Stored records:
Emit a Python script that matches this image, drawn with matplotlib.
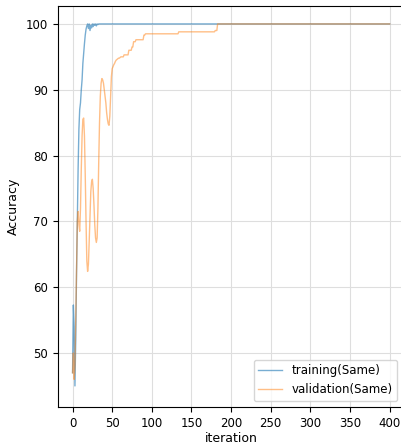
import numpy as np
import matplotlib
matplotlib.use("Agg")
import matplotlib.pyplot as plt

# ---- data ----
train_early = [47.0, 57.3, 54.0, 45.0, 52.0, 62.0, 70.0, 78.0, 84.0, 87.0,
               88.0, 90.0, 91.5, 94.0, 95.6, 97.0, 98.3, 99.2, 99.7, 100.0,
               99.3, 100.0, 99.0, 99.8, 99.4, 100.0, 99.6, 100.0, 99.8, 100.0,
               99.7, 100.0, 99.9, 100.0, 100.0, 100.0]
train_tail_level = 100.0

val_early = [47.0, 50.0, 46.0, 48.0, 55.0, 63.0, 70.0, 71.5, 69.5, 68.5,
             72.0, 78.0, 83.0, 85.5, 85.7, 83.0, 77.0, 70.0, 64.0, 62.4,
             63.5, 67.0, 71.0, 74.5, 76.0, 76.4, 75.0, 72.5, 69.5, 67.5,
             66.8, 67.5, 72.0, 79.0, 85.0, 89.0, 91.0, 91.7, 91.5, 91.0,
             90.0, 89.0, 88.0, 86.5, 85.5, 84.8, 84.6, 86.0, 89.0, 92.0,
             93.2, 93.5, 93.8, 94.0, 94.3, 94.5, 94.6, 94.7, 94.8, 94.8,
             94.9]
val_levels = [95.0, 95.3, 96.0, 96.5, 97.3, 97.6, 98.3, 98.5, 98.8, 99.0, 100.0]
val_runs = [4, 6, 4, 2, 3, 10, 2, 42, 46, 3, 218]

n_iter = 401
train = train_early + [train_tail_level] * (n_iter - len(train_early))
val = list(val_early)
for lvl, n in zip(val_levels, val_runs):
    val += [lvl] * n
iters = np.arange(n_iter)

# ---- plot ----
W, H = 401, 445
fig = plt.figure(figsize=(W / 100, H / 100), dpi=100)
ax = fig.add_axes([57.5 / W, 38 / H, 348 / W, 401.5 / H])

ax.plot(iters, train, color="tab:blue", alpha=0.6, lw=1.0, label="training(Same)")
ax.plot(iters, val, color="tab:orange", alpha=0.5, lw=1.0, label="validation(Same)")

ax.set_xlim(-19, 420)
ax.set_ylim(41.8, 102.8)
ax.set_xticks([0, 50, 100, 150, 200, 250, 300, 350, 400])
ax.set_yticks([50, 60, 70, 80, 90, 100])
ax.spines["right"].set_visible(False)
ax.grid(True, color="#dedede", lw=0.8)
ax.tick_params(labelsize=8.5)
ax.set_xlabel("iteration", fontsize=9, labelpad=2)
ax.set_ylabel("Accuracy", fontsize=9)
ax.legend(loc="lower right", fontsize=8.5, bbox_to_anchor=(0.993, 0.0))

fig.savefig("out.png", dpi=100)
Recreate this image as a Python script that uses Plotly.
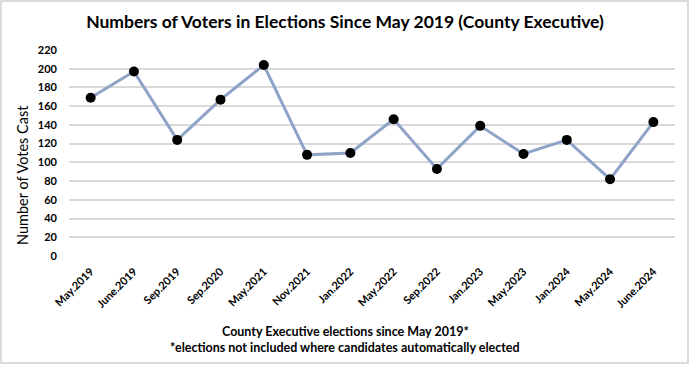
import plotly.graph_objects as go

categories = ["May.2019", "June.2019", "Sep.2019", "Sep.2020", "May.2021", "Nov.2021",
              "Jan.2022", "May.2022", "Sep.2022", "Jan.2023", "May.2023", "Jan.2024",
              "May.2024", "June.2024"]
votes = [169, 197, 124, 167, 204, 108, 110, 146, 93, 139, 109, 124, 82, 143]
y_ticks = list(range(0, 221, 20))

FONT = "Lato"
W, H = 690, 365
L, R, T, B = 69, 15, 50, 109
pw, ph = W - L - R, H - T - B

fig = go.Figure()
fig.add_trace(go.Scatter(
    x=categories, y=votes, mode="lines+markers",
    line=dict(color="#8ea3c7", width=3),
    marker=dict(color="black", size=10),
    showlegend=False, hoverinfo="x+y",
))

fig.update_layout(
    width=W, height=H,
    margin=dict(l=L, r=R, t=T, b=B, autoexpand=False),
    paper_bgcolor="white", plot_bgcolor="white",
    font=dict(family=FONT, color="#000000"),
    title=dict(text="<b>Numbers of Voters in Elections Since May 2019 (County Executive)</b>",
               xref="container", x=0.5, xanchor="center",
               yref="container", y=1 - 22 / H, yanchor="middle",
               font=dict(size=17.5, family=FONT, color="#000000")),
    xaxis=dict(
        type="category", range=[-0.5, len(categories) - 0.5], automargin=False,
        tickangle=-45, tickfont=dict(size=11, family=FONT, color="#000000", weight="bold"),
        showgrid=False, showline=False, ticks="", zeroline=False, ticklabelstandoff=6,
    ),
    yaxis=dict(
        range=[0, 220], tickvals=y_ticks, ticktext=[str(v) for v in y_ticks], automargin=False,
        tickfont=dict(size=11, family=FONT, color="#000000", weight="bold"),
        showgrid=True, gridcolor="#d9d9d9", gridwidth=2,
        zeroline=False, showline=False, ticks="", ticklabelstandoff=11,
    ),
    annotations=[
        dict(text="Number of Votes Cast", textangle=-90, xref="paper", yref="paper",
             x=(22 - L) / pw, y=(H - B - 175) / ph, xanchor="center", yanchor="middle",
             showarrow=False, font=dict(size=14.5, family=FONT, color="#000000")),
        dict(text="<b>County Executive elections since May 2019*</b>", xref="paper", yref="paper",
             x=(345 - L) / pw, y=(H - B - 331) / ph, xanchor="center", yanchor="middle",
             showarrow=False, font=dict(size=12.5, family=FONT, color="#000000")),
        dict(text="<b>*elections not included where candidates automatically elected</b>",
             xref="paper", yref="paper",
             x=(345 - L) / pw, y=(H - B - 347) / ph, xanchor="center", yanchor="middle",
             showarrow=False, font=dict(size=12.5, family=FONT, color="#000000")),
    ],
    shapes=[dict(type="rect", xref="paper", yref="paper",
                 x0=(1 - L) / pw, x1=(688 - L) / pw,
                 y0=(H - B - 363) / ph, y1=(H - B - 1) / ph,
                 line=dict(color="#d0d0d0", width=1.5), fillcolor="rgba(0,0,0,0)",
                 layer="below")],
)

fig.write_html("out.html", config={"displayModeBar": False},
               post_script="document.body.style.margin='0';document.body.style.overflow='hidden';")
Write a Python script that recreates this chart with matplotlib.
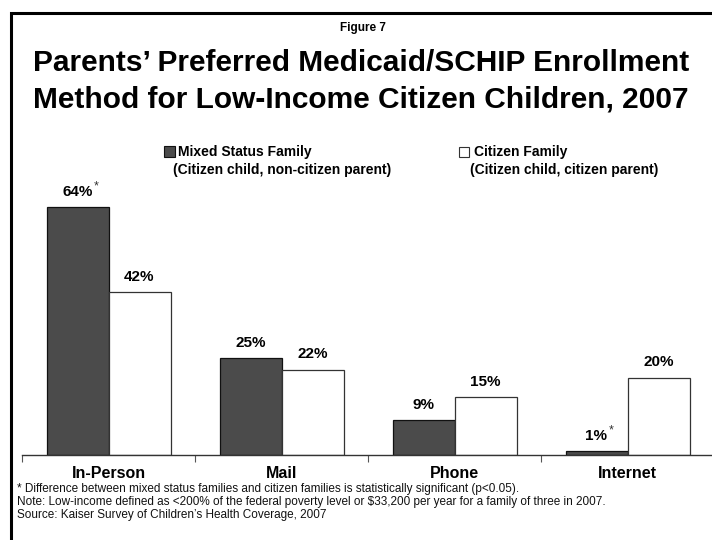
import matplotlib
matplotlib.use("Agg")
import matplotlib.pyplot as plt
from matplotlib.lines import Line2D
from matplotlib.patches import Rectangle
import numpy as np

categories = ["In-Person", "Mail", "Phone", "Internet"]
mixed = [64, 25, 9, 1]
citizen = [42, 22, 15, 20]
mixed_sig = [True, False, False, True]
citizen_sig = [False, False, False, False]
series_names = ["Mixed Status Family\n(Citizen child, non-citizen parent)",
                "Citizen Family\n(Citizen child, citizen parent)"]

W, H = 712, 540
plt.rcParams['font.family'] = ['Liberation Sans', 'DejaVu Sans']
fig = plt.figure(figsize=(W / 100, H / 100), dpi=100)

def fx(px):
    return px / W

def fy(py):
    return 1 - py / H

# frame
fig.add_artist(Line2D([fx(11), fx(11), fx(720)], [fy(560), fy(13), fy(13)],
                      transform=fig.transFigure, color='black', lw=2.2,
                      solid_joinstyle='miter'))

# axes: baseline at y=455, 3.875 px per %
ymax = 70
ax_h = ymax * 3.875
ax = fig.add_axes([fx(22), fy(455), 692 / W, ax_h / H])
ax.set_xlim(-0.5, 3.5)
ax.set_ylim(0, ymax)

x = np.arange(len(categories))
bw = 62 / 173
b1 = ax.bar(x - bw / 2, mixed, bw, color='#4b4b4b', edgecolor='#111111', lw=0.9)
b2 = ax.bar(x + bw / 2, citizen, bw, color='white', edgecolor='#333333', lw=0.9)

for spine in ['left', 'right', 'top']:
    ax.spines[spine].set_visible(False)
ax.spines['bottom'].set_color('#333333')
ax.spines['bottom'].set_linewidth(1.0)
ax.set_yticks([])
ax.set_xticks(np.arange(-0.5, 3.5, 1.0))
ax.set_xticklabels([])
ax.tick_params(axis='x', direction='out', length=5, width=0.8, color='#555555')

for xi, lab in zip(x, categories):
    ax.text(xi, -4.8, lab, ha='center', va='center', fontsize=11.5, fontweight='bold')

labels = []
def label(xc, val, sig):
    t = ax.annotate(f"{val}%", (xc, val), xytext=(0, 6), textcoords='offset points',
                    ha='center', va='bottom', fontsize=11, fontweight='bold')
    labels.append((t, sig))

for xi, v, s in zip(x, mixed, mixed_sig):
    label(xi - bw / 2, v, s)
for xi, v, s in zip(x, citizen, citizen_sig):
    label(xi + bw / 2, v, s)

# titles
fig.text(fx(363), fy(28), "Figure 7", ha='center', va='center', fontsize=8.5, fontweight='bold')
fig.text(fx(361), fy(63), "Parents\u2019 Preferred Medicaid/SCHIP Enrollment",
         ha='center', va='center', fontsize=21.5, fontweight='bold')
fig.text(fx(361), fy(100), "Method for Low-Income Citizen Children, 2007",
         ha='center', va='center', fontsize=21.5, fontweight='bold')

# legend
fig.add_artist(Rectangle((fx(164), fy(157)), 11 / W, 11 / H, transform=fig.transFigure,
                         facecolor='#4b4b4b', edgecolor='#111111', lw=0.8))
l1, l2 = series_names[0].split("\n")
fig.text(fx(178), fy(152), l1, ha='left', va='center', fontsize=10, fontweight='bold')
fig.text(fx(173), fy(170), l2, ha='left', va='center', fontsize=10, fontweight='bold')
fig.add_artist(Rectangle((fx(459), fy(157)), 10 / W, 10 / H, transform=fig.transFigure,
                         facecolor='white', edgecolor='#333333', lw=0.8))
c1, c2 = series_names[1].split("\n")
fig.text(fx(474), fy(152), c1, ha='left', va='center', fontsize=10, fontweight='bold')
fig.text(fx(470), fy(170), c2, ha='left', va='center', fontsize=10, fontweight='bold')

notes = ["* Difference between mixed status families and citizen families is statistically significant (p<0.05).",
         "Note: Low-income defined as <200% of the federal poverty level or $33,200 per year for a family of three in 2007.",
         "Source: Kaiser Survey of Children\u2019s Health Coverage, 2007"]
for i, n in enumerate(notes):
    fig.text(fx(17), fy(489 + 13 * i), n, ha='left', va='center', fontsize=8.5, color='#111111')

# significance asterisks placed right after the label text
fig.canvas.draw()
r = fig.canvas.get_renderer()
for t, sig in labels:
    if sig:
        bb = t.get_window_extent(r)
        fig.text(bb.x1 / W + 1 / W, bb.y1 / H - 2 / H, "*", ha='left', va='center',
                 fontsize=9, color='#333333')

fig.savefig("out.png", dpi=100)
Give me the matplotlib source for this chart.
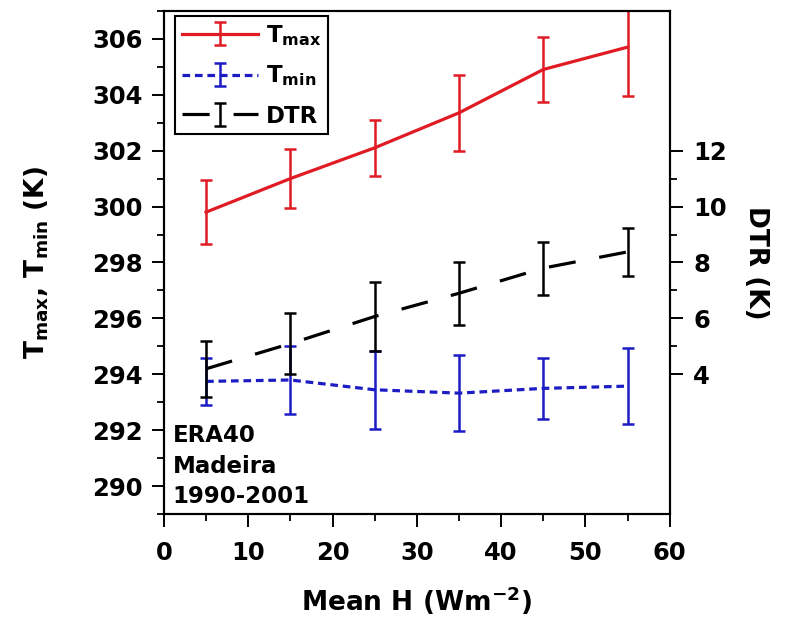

## What needs to be done
From the opening line of the entries above to the line containing "46, 3, 218]", please transcribe each line exactly, skipping every picture.

## Task output
Emit a Python script that matches this image, drawn with matplotlib.
import numpy as np
import matplotlib
matplotlib.use("Agg")
import matplotlib.pyplot as plt

# ---- data ----
train_early = [47.0, 57.3, 54.0, 45.0, 52.0, 62.0, 70.0, 78.0, 84.0, 87.0,
               88.0, 90.0, 91.5, 94.0, 95.6, 97.0, 98.3, 99.2, 99.7, 100.0,
               99.3, 100.0, 99.0, 99.8, 99.4, 100.0, 99.6, 100.0, 99.8, 100.0,
               99.7, 100.0, 99.9, 100.0, 100.0, 100.0]
train_tail_level = 100.0

val_early = [47.0, 50.0, 46.0, 48.0, 55.0, 63.0, 70.0, 71.5, 69.5, 68.5,
             72.0, 78.0, 83.0, 85.5, 85.7, 83.0, 77.0, 70.0, 64.0, 62.4,
             63.5, 67.0, 71.0, 74.5, 76.0, 76.4, 75.0, 72.5, 69.5, 67.5,
             66.8, 67.5, 72.0, 79.0, 85.0, 89.0, 91.0, 91.7, 91.5, 91.0,
             90.0, 89.0, 88.0, 86.5, 85.5, 84.8, 84.6, 86.0, 89.0, 92.0,
             93.2, 93.5, 93.8, 94.0, 94.3, 94.5, 94.6, 94.7, 94.8, 94.8,
             94.9]
val_levels = [95.0, 95.3, 96.0, 96.5, 97.3, 97.6, 98.3, 98.5, 98.8, 99.0, 100.0]
val_runs = [4, 6, 4, 2, 3, 10, 2, 42, 46, 3, 218]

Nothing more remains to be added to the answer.